En la post modernidad cambiaron los paradigmas, las
terminologías y los conceptos. A pesar
de que las relaciones humanas siguen siendo de co-presencia, deberíamos definir
como se significan. Deberíamos volver a
pensar conceptos como presencia - ausencia, cercanía - lejanía, proximidad
-distancia, solidez – imaginación. (Bauman, 2003).
La proximidad virtual que nos facilita la tecnología (constante,
inmediata) lejos está de garantizarnos por si sola acercarnos. Alimenta la fantasía de acceder al ser y al tener de manera casi ilusoria: “Soy
lo que quiero ser, cuando quiero y tengo todo lo que se me presenta ante mis
ojos”.
Y ante esta posibilidad
muchos chicos no soportan la angustia que les impone la realidad y prefieren encerrarse
en ese mundo imaginario, en ese mundo “del como si”, que la Web les ofrece.
Los chicos que pasan entre tres
y seis horas diarias acompañados de su computadora (70% Investigación llevada a
cabo por ARALMA. 2008), tienen allí casi todo su mundo: se comunican, se miran,
se emocionan, etc., además se puede agregar el tiempo de producción personal
necesario para luego exponerse y mostrarse en la red.
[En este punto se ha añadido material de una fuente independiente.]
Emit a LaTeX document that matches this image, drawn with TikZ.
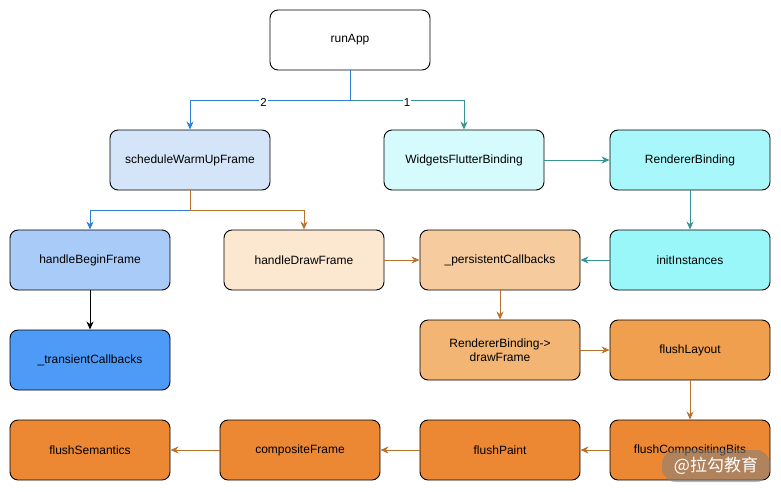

Parece razonable ante
estos datos, manejar la hipótesis sobre la incidencia que tiene la falta de
control y regulación adulta en la vida de los jóvenes, paralelamente con la
falta de compañía y la consecuente soledad, es posible que esto genere un vacío
y posible sentimientos de depresión.
En un mundo donde los valores
estéticos exigen un ideal desmedido, los valores económicos comandan muchas
veces las decisiones, y el valor del saber está mediado por lo útil o lo inútil, es momento para que nos
preguntemos, cuál es nuestra responsabilidad como adultos ante este emergente y
qué otras opciones les damos a los jóvenes para que desplieguen su potencial.